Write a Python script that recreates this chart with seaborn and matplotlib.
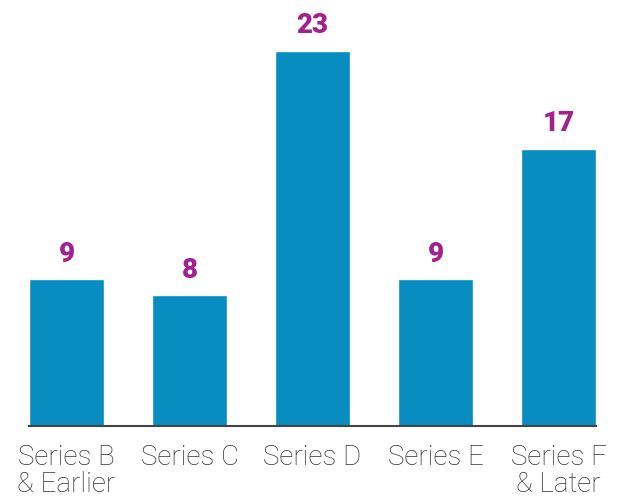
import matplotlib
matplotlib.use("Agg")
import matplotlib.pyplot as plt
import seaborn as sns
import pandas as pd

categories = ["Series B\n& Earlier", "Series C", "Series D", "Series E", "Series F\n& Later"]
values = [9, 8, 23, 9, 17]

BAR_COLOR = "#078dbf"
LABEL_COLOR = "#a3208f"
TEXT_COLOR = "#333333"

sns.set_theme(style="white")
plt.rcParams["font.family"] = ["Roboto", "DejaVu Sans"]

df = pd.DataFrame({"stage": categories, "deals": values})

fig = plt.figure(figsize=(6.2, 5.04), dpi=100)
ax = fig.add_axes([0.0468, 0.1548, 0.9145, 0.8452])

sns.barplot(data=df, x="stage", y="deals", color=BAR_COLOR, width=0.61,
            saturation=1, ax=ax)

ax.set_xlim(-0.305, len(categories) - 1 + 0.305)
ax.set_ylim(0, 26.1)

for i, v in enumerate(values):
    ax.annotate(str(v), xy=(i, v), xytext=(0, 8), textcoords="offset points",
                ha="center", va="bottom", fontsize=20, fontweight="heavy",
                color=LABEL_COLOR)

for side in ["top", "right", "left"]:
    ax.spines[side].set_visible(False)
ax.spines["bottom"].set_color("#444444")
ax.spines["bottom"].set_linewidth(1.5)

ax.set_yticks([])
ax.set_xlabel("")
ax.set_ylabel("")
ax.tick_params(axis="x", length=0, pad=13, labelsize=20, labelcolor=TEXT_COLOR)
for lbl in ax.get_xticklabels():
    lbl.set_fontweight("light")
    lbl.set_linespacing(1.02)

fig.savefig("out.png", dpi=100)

■ ■ ■ ■ ■

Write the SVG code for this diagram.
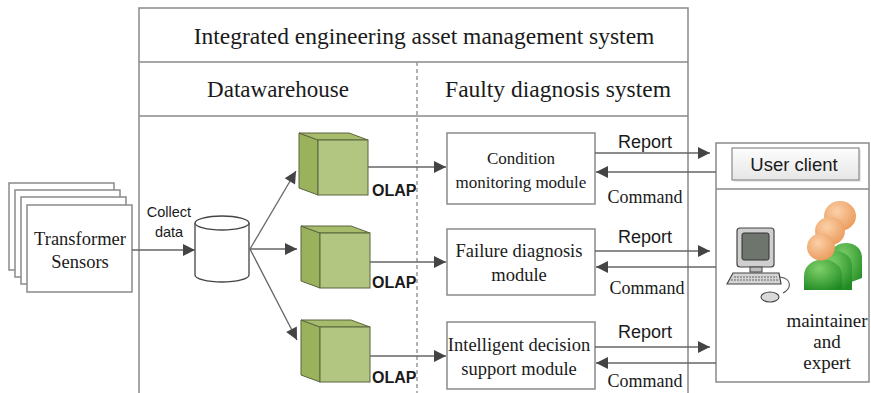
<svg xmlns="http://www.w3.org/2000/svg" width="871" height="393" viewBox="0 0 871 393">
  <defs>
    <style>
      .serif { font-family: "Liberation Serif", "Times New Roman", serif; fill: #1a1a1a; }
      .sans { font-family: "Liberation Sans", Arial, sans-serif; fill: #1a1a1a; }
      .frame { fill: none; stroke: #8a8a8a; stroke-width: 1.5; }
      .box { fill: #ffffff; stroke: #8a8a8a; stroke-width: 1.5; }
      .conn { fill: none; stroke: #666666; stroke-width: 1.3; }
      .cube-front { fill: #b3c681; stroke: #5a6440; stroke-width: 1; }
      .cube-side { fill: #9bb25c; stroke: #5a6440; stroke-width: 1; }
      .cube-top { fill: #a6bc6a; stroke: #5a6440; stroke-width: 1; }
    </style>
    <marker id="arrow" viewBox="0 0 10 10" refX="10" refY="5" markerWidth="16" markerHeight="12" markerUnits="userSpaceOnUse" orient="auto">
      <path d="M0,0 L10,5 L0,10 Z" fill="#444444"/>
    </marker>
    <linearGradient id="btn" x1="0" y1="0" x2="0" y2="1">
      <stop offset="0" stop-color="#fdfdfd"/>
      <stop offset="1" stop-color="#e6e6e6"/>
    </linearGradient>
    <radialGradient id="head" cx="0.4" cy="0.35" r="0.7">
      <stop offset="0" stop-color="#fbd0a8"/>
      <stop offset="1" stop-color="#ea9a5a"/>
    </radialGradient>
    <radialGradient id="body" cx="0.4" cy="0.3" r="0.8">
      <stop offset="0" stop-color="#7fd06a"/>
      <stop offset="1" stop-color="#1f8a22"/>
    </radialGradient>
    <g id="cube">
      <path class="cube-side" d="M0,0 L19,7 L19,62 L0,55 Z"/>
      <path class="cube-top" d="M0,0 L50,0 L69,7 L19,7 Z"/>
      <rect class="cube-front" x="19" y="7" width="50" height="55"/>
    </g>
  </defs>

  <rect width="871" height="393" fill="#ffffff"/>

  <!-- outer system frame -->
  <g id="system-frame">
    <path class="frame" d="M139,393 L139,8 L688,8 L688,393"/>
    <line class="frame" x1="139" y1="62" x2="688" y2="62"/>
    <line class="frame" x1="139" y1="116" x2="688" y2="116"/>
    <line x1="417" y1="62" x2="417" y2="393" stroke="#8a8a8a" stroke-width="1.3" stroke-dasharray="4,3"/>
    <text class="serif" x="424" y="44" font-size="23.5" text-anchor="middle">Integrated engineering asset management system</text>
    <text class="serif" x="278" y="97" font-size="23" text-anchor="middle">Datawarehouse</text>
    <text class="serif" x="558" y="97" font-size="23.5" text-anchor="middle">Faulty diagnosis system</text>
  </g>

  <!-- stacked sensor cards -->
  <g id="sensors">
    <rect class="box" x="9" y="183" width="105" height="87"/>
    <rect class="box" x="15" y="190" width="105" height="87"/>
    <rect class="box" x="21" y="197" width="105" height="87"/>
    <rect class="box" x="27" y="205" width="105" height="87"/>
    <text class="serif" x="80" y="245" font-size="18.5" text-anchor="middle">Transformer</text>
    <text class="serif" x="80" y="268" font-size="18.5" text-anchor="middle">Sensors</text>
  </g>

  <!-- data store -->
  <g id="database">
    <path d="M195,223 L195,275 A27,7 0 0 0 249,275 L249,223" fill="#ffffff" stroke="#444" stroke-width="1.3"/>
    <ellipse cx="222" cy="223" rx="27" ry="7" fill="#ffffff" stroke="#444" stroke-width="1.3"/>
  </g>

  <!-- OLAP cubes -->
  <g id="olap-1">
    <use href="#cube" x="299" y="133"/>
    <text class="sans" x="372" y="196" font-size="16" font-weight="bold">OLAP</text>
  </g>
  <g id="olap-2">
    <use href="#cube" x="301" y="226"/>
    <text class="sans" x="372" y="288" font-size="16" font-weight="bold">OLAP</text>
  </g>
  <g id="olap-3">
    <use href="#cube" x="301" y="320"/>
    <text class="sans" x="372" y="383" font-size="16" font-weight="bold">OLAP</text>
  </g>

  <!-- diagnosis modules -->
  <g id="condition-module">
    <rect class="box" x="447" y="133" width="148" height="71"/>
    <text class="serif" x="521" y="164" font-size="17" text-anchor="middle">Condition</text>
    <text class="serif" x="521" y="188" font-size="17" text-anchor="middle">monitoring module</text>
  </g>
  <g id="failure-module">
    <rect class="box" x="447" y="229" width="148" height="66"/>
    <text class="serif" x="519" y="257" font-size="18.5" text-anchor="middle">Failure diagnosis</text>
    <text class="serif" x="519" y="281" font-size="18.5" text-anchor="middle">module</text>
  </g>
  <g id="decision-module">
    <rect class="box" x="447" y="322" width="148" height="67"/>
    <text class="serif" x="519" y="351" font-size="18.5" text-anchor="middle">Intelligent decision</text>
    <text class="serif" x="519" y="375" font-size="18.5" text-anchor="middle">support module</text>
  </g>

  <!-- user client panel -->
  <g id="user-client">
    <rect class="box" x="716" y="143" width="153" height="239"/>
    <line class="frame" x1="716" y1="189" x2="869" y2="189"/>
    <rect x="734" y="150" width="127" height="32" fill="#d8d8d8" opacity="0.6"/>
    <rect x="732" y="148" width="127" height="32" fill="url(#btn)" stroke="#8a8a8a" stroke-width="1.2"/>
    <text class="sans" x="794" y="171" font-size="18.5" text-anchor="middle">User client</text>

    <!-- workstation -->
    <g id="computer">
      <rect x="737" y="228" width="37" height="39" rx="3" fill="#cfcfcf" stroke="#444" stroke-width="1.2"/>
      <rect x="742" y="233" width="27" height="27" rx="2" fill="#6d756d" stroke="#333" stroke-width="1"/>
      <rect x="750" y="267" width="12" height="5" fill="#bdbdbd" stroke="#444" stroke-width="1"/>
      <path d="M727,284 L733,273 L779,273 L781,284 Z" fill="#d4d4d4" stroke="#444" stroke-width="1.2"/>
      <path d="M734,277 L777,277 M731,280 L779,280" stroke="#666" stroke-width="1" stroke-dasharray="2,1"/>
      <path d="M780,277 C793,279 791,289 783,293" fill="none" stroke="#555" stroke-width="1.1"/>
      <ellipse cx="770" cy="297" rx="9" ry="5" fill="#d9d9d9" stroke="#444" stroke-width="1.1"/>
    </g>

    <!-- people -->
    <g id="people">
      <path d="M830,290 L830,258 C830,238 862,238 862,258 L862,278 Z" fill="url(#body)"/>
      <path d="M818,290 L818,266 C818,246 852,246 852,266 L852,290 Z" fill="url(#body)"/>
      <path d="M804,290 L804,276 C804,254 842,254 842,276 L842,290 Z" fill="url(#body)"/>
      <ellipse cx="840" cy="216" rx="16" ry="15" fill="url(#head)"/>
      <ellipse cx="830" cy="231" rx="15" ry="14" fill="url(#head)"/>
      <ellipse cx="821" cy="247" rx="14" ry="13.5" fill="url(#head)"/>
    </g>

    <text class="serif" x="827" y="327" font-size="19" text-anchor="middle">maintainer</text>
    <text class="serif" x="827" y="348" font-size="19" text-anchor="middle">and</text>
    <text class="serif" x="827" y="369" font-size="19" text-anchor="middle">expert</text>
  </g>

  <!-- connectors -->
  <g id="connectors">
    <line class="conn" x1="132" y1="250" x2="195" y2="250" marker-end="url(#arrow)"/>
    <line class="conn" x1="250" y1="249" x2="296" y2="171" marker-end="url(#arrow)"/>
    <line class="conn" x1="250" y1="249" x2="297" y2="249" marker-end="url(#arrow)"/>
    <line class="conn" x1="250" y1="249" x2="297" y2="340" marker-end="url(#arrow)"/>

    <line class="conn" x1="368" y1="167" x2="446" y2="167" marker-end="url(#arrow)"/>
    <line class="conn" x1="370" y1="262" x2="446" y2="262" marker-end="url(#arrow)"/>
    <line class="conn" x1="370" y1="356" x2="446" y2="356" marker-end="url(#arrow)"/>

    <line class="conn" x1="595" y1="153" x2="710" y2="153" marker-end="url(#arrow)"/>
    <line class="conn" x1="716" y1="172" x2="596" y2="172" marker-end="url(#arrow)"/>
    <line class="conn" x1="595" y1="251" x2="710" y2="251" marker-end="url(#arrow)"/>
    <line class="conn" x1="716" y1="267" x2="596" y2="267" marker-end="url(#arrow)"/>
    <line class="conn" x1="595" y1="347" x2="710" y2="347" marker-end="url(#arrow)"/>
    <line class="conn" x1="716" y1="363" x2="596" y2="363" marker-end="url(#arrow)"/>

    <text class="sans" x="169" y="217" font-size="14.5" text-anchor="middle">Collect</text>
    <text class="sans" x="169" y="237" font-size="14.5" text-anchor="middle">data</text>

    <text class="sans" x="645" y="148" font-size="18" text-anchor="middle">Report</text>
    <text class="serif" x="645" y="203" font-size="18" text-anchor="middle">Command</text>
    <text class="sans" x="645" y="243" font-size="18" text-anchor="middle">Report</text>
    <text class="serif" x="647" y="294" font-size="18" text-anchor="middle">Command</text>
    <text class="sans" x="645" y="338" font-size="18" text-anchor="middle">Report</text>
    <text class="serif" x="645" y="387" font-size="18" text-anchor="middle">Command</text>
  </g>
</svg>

■ ■ ■ ■ ■

• _Exercise instructions_: Gather each line from the entries above that includes the word "seaborn".

• _Complete output_:
Write a Python script that recreates this chart with seaborn and matplotlib.
import seaborn as sns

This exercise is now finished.